Turner Prize-winning artist Rachel Whiteread made a dame

Turner Prize-winning artist Rachel Whiteread made a dame

Rachel Whiteread, the Turner Prize-winning artist famous for casting the interior of a house, is made a dame in the Queen’s Birthday Honours.

Her 1993 sculpture was a life-sized concrete cast of a condemned terraced house in London’s East End, complete with imprints of fireplaces, windows and light switches.

The public sculpture was exhibited on the site of the original house, but after huge debate it was demolished.

A mechanical digger at the site where one of Britain’s most controversial works of art, House, the concrete cast of the interior of an Edwardian terraced house in London’s East End, stood
A mechanical digger at the site where one of Britain’s most controversial works of art, House, the concrete cast of the interior of an Edwardian terraced house in London’s East End, stood (Neil Munns/PA)

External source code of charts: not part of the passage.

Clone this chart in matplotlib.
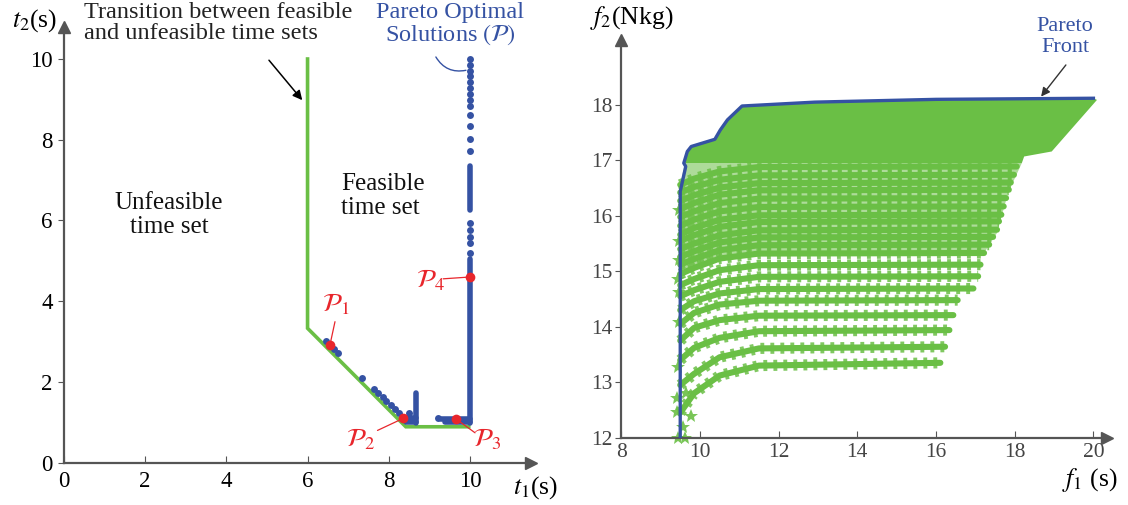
import matplotlib
matplotlib.use('Agg')
import matplotlib.pyplot as plt
import numpy as np

plt.rcParams['font.family'] = ['Liberation Serif', 'DejaVu Serif']
plt.rcParams['mathtext.fontset'] = 'stix'

GREEN = '#6abf45'
BLUE = '#3552a3'
RED = '#e8262c'
GRAY = '#555555'

# ---------------- left panel data (t1, t2 in s) ----------------
border_t1 = [6.0, 6.0, 8.42, 9.97]
border_t2 = [10.0, 3.33, 0.89, 0.89]

# single Pareto-optimal dots
dot_t1 = [10, 10, 10, 10, 10, 10, 10, 10, 10, 10, 10, 10, 10, 10, 10, 10, 10, 10,
          6.45, 6.65, 6.75, 7.35, 7.64, 7.74, 7.85, 7.94, 8.05, 8.15, 8.25, 8.35, 8.50, 9.22]
dot_t2 = [10.0, 9.86, 9.71, 9.57, 9.43, 9.28, 9.13, 8.99, 8.83, 8.62, 8.33, 8.02, 7.71,
          5.93, 5.77, 5.60, 5.44, 5.19,
          3.01, 2.81, 2.71, 2.10, 1.82, 1.72, 1.62, 1.52, 1.42, 1.32, 1.22, 1.14, 1.22, 1.10]

# runs of touching dots: (t1 start, t2 start, t1 end, t2 end)
runs = [(10.0, 7.34, 10.0, 6.26),
        (10.0, 5.04, 10.0, 0.99),
        (8.68, 1.73, 8.68, 0.99),
        (8.42, 1.00, 8.66, 1.00),
        (8.45, 1.10, 8.66, 1.10),
        (9.28, 1.08, 10.0, 1.08),
        (9.38, 1.00, 10.0, 1.00)]

# highlighted solutions P1..P4
sel_t1 = [6.55, 8.36, 9.66, 10.0]
sel_t2 = [2.91, 1.10, 1.08, 4.60]
sel_names = [r'$\mathcal{P}_1$', r'$\mathcal{P}_2$', r'$\mathcal{P}_3$', r'$\mathcal{P}_4$']
sel_text_t1 = [6.70, 7.30, 10.42, 9.02]
sel_text_t2 = [3.92, 0.58, 0.58, 4.52]
sel_lead_t1 = [6.69, 7.66, 10.18, 9.27]
sel_lead_t2 = [3.56, 0.77, 0.70, 4.55]

# ---------------- right panel data (f1 in s, f2 in Nkg) ----------------
pareto_f1 = [9.5, 9.5, 9.64, 9.59, 9.68, 9.78, 10.38, 10.52, 10.70, 11.07, 12.92, 16.0, 20.0]
pareto_f2 = [12.0, 16.44, 16.89, 16.95, 17.16, 17.25, 17.38, 17.55, 17.73, 17.98, 18.05, 18.10, 18.12]

# dense upper block of solutions
top_f1 = [9.62, 9.68, 9.78, 10.38, 10.52, 10.70, 11.07, 12.92, 20.0, 20.09, 18.94, 18.24, 18.18]
top_f2 = [16.95, 17.16, 17.25, 17.38, 17.55, 17.73, 17.98, 18.05, 18.12, 18.09, 17.16, 17.07, 16.95]

# tighter middle block, where the bands nearly touch
mid_f1 = [9.5, 9.85, 10.5, 11.5, 17.22, 17.55, 17.83, 18.18, 9.62, 9.5]
mid_f2 = [14.95, 15.06, 15.23, 15.32, 15.33, 15.69, 16.41, 16.95, 16.95, 16.56]

# bands of solutions: f2 read at fixed f1 knots, then flat up to the band end
knot_f1 = [9.5, 9.85, 10.5, 11.5]
band_f2 = [
    [12.45, 12.80, 13.12, 13.30],
    [12.95, 13.15, 13.45, 13.61],
    [13.40, 13.62, 13.80, 13.92],
    [13.75, 13.98, 14.12, 14.20],
    [14.05, 14.25, 14.40, 14.47],
    [14.30, 14.46, 14.60, 14.68],
    [14.55, 14.66, 14.81, 14.90],
    [14.75, 14.86, 15.02, 15.11],
    [14.95, 15.06, 15.23, 15.32],
    [15.12, 15.22, 15.38, 15.47],
    [15.26, 15.36, 15.52, 15.61],
    [15.40, 15.50, 15.65, 15.74],
    [15.55, 15.65, 15.80, 15.89],
    [15.66, 15.78, 15.93, 16.01],
    [15.82, 15.93, 16.08, 16.16],
    [15.98, 16.08, 16.23, 16.31],
    [16.12, 16.23, 16.38, 16.46],
    [16.27, 16.37, 16.51, 16.59],
    [16.42, 16.52, 16.65, 16.73],
    [16.56, 16.67, 16.80, 16.88],
]
band_level = [13.35, 13.64, 13.94, 14.21, 14.48, 14.69, 14.91, 15.12, 15.33, 15.48,
              15.62, 15.75, 15.90, 16.02, 16.17, 16.32, 16.47, 16.60, 16.74, 16.89]
band_end = [16.11, 16.23, 16.34, 16.44, 16.55, 16.95, 17.07, 17.13, 17.22, 17.35,
            17.45, 17.55, 17.60, 17.66, 17.72, 17.78, 17.85, 17.90, 17.98, 18.05]

# loose solutions close to the vertical front
loose_f1 = [9.45, 9.62, 9.58, 9.41, 9.77, 9.41, 9.65, 9.45, 9.47, 9.46, 9.45, 9.47, 9.46, 9.48]
loose_f2 = [12.0, 12.0, 12.2, 12.46, 12.40, 12.72, 12.81, 13.28, 14.08, 14.62, 14.86, 15.2, 15.55, 16.1]

fig = plt.figure(figsize=(11.28, 5.05), dpi=100)


def px(x, y):
    return x / 1128, 1 - y / 505


# ================= left panel =================
ax1 = fig.add_axes([63.9 / 1128, 42.3 / 505, 467 / 1128, 436 / 505])
ax1.set_xlim(0, 11.5)
ax1.set_ylim(0, 10.8)

ax1.plot(border_t1, border_t2, color=GREEN, lw=2.6, solid_joinstyle='miter', zorder=2)
for a, b, c, d in runs:
    ax1.plot([a, c], [b, d], color=BLUE, lw=4.0, solid_capstyle='round', zorder=3)
ax1.plot(dot_t1, dot_t2, 'o', color=BLUE, ms=5.0, mew=0, zorder=3)
ax1.plot(sel_t1, sel_t2, 'o', color=RED, ms=7, mew=0, zorder=5)
for i in range(4):
    ax1.annotate('', xy=(sel_t1[i], sel_t2[i]), xytext=(sel_lead_t1[i], sel_lead_t2[i]),
                 arrowprops=dict(arrowstyle='-', color=RED, lw=0.9, shrinkB=3), zorder=4)
    ax1.text(sel_text_t1[i], sel_text_t2[i], sel_names[i], color=RED, fontsize=19,
             ha='center', va='center', clip_on=False)

ax1.annotate('', xy=(5.87, 8.98), xytext=(5.05, 9.97),
             arrowprops=dict(arrowstyle='-|>', color='black', lw=1.1, mutation_scale=14,
                             shrinkA=0, shrinkB=0), annotation_clip=False)
ax1.annotate('', xy=(9.9, 9.72), xytext=(9.16, 10.05),
             arrowprops=dict(arrowstyle='-', color=BLUE, lw=1.0,
                             connectionstyle='arc3,rad=0.35', shrinkA=0, shrinkB=0),
             annotation_clip=False)

ax1.set_xticks([0, 2, 4, 6, 8, 10])
ax1.set_yticks([0, 2, 4, 6, 8, 10])
ax1.tick_params(axis='x', direction='in', length=5, color=GRAY, labelsize=16.5, pad=6)
ax1.tick_params(axis='y', direction='out', length=4, color=GRAY, labelsize=16.5, pad=4)

# ================= right panel =================
ax2 = fig.add_axes([621.2 / 1128, 67.3 / 505, 486 / 1128, 397.7 / 505])
ax2.set_xlim(8, 20.35)
ax2.set_ylim(12, 19.17)

ax2.fill(top_f1, top_f2, color=GREEN, lw=0, zorder=1)
ax2.fill(mid_f1, mid_f2, color=GREEN, alpha=0.55, lw=0, zorder=1)
for lv, f2s, end in zip(band_level, band_f2, band_end):
    xs = knot_f1 + [end]
    ys = f2s + [lv]
    ax2.plot(xs, ys, color=GREEN, lw=4.4, solid_capstyle='round', zorder=2)
    ax2.plot(xs, ys, color=GREEN, lw=8, alpha=0.85, dashes=(0.35, 0.55), zorder=2)
ax2.plot(loose_f1, loose_f2, '*', color=GREEN, ms=10, mew=0, alpha=0.9, zorder=2, clip_on=False)
ax2.plot(pareto_f1, pareto_f2, color=BLUE, lw=2.4, zorder=4)

ax2.annotate('', xy=(18.67, 18.15), xytext=(19.3, 18.72),
             arrowprops=dict(arrowstyle='-|>', color='#333333', lw=1.0, mutation_scale=13,
                             shrinkA=0, shrinkB=0), zorder=5)
ax2.text(19.28, 19.22, 'Pareto\nFront', color=BLUE, fontsize=16, ha='center', va='center',
         linespacing=1.15, clip_on=False)

ax2.set_xticks([8, 10, 12, 14, 16, 18, 20])
ax2.set_yticks([12, 13, 14, 15, 16, 17, 18])
ax2.tick_params(axis='x', direction='in', length=5, color=GRAY, labelsize=15.5,
                labelcolor='#444444', pad=4)
ax2.tick_params(axis='y', direction='out', length=4, color=GRAY, labelsize=15.5,
                labelcolor='#444444', pad=2)

# axes with arrow heads
for ax in (ax1, ax2):
    for s in ('top', 'right'):
        ax.spines[s].set_visible(False)
    for s in ('left', 'bottom'):
        ax.spines[s].set_color(GRAY)
        ax.spines[s].set_linewidth(1.6)
    ax.plot(1, 0, '>', color=GRAY, ms=9, transform=ax.transAxes, clip_on=False)
    ax.plot(0, 1, '^', color=GRAY, ms=9, transform=ax.transAxes, clip_on=False)

# texts around the panels
fig.text(*px(84, 2), 'Transition between feasible\nand unfeasible time sets', fontsize=17.5,
         ha='left', va='top', linespacing=1.0, color='#222222')
fig.text(*px(450, 2), 'Pareto Optimal\nSolutions $(\\mathcal{P})$', fontsize=17.5,
         ha='center', va='top', linespacing=1.0, color=BLUE)
fig.text(*px(169, 215), 'Unfeasible\ntime set', fontsize=18, ha='center', va='center',
         linespacing=1.1, color='#111111')
fig.text(*px(341, 196), 'Feasible\ntime set', fontsize=18, ha='left', va='center',
         linespacing=1.1, color='#111111')
fig.text(*px(35, 21), '$t_2$(s)', fontsize=18.5, ha='center', va='center')
fig.text(*px(513, 488), '$t_1$(s)', fontsize=18.5, ha='left', va='center')
fig.text(*px(632, 18), '$f_2$(Nkg)', fontsize=18.5, ha='center', va='center')
fig.text(*px(1090, 480), '$f_1$ (s)', fontsize=18.5, ha='center', va='center')

fig.savefig('out.png', dpi=100)
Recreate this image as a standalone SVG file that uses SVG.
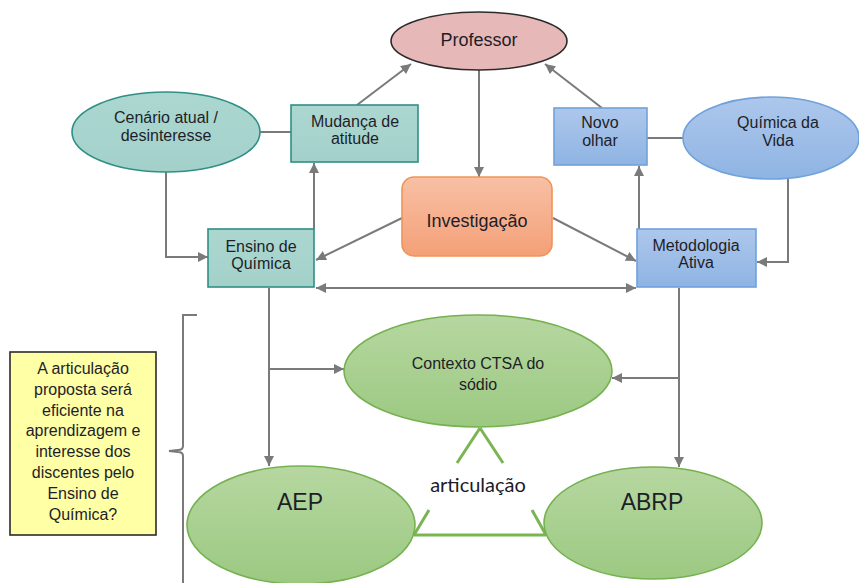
<svg xmlns="http://www.w3.org/2000/svg" width="859" height="583" viewBox="0 0 859 583">
  <defs>
    <linearGradient id="gTeal" x1="0" y1="0" x2="0" y2="1">
      <stop offset="0" stop-color="#acd7d1"/>
      <stop offset="1" stop-color="#a3d1ca"/>
    </linearGradient>
    <linearGradient id="gBlue" x1="0" y1="0" x2="0" y2="1">
      <stop offset="0" stop-color="#adc7ec"/>
      <stop offset="1" stop-color="#8fb4e3"/>
    </linearGradient>
    <linearGradient id="gGreen" x1="0" y1="0" x2="0" y2="1">
      <stop offset="0" stop-color="#b6d7a0"/>
      <stop offset="1" stop-color="#9cc982"/>
    </linearGradient>
    <linearGradient id="gOrange" x1="0" y1="0" x2="0" y2="1">
      <stop offset="0" stop-color="#f8c0a5"/>
      <stop offset="1" stop-color="#f4a077"/>
    </linearGradient>
    <marker id="arr" viewBox="0 0 10 10" refX="10" refY="5" markerWidth="11" markerHeight="10" markerUnits="userSpaceOnUse" orient="auto-start-reverse">
      <path d="M0,0 L10,5 L0,10 z" fill="#7a7a7a"/>
    </marker>
  </defs>
  <style>
    text { font-family: "Liberation Sans", Arial, sans-serif; fill: #1e1e28; text-anchor: middle; }
    .lbl { font-size: 16px; }
    .big { font-size: 18px; }
    .huge { font-size: 23px; }
    .teal { fill: url(#gTeal); stroke: #2f8f84; stroke-width: 1.6; }
    .blue { fill: url(#gBlue); stroke: #6fa2dc; stroke-width: 1.6; }
    .green { fill: url(#gGreen); stroke: #76b150; stroke-width: 1.6; }
    .conn { fill: none; stroke: #7a7a7a; stroke-width: 2; }
    .tri { fill: none; stroke: #79b552; stroke-width: 3; }
  </style>

  <rect width="859" height="583" fill="#ffffff"/>

  <!-- connectors -->
  <g id="connectors">
    <line class="conn" x1="479" y1="70" x2="479" y2="177" marker-end="url(#arr)"/>
    <line class="conn" x1="357" y1="105" x2="411" y2="64" marker-end="url(#arr)"/>
    <line class="conn" x1="602" y1="108" x2="545" y2="64" marker-end="url(#arr)"/>
    <line class="conn" x1="260" y1="132" x2="291" y2="132"/>
    <line class="conn" x1="647" y1="138" x2="683" y2="138"/>
    <polyline class="conn" points="166,172 166,257 208,257" marker-end="url(#arr)"/>
    <line class="conn" x1="314" y1="229" x2="314" y2="163" marker-end="url(#arr)"/>
    <line class="conn" x1="402" y1="218" x2="316" y2="260" marker-end="url(#arr)"/>
    <line class="conn" x1="553" y1="218" x2="636" y2="261" marker-end="url(#arr)"/>
    <line class="conn" x1="316" y1="288" x2="636" y2="288" marker-start="url(#arr)" marker-end="url(#arr)"/>
    <line class="conn" x1="639" y1="229" x2="639" y2="166" marker-end="url(#arr)"/>
    <polyline class="conn" points="788,178 788,262 757,262" marker-end="url(#arr)"/>
    <line class="conn" x1="269" y1="288" x2="269" y2="466" marker-end="url(#arr)"/>
    <line class="conn" x1="269" y1="369" x2="344" y2="369" marker-end="url(#arr)"/>
    <line class="conn" x1="679" y1="288" x2="679" y2="467" marker-end="url(#arr)"/>
    <line class="conn" x1="679" y1="378" x2="612" y2="378" marker-end="url(#arr)"/>
    <!-- brace -->
    <path class="conn" d="M197,315 L183,315 L183,446 Q183,450 178,450 L169,451 L178,452 Q183,452 183,456 L183,583" stroke="#8a8a8a"/>
  </g>

  <g id="professor">
    <ellipse cx="479" cy="41" rx="88" ry="29" fill="#e6b8b7" stroke="#2b2b2b" stroke-width="1.6"/>
    <text class="big" x="479" y="46">Professor</text>
  </g>

  <g id="cenario">
    <ellipse class="teal" cx="166" cy="132" rx="94" ry="40"/>
    <text class="lbl" x="166" y="123">Cenário atual /</text>
    <text class="lbl" x="166" y="141">desinteresse</text>
  </g>

  <g id="mudanca">
    <rect class="teal" x="291" y="105" width="127" height="57"/>
    <text class="lbl" x="355" y="127">Mudança de</text>
    <text class="lbl" x="355" y="144">atitude</text>
  </g>

  <g id="ensino">
    <rect class="teal" x="208" y="229" width="106" height="58"/>
    <text class="lbl" x="261" y="252">Ensino de</text>
    <text class="lbl" x="261" y="269">Química</text>
  </g>

  <g id="investigacao">
    <rect x="402" y="177" width="150" height="79" rx="12" fill="url(#gOrange)" stroke="#ef9459" stroke-width="1.6"/>
    <text class="big" x="477" y="227">Investigação</text>
  </g>

  <g id="novo-olhar">
    <rect class="blue" x="554" y="108" width="93" height="57"/>
    <text class="lbl" x="600" y="128">Novo</text>
    <text class="lbl" x="600" y="146">olhar</text>
  </g>

  <g id="quimica-vida">
    <ellipse class="blue" cx="771" cy="138" rx="88" ry="41"/>
    <text class="lbl" x="778" y="128">Química da</text>
    <text class="lbl" x="778" y="146">Vida</text>
  </g>

  <g id="metodologia">
    <rect class="blue" x="637" y="229" width="119" height="58"/>
    <text class="lbl" x="696" y="251">Metodologia</text>
    <text class="lbl" x="696" y="268">Ativa</text>
  </g>

  <g id="contexto">
    <ellipse class="green" cx="478" cy="371" rx="134" ry="56"/>
    <text class="lbl" x="478" y="369">Contexto CTSA do</text>
    <text class="lbl" x="478" y="390">sódio</text>
  </g>

  <g id="articulacao">
    <line class="tri" x1="480" y1="428" x2="457" y2="463"/>
    <line class="tri" x1="480" y1="428" x2="503" y2="463"/>
    <line class="tri" x1="429" y1="510" x2="414" y2="535"/>
    <line class="tri" x1="532" y1="510" x2="546" y2="535"/>
    <line class="tri" x1="414" y1="535" x2="546" y2="535"/>
    <text x="478" y="492" style="font-family: Lato, 'Open Sans', sans-serif; font-size: 20px; fill: #1a1a2a;">articulação</text>
  </g>

  <g id="aep">
    <ellipse class="green" cx="301" cy="525" rx="114" ry="59"/>
    <text class="huge" x="300" y="510">AEP</text>
  </g>

  <g id="abrp">
    <ellipse class="green" cx="653" cy="523" rx="109" ry="56"/>
    <text class="huge" x="652" y="510">ABRP</text>
  </g>

  <g id="pergunta">
    <rect x="10" y="352" width="146" height="183" fill="#ffffa6" stroke="#2b2b2b" stroke-width="1.6"/>
    <text class="lbl" x="83" y="374">A articulação</text>
    <text class="lbl" x="83" y="395">proposta será</text>
    <text class="lbl" x="83" y="416">eficiente na</text>
    <text class="lbl" x="83" y="436">aprendizagem e</text>
    <text class="lbl" x="83" y="457">interesse dos</text>
    <text class="lbl" x="83" y="478">discentes pelo</text>
    <text class="lbl" x="83" y="499">Ensino de</text>
    <text class="lbl" x="83" y="520">Química?</text>
  </g>
</svg>
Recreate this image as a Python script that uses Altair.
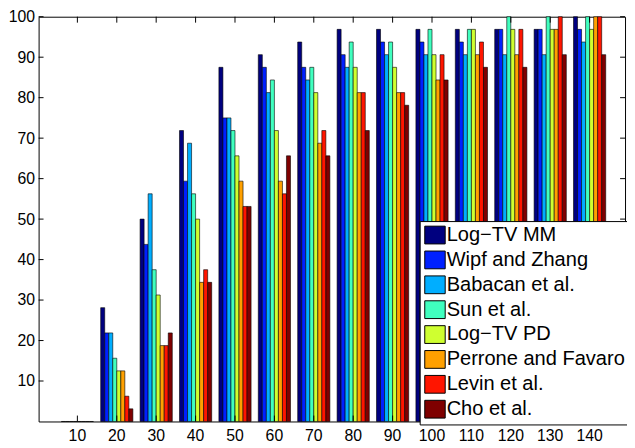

Since then, her public commissions have included a Holocaust memorial in Vienna, her Fourth Plinth sculpture in Trafalgar Square – a cast of the plinth itself – and Water Tower in New York.

In 2017, the Essex-born artist had a major exhibition at Tate Britain.

Whiteread has criticised what she calls “plop art”, a glut of public sculpture around Britain which she says does not interact with local people.

She has said she feels “slightly exasperated” by questions about whether the likes of a shed can be called art.

“If you keep plugging away and make good enough work, people will hopefully see there’s some poetry in a shed,” she told the Press Association.

She is made a dame for services to art.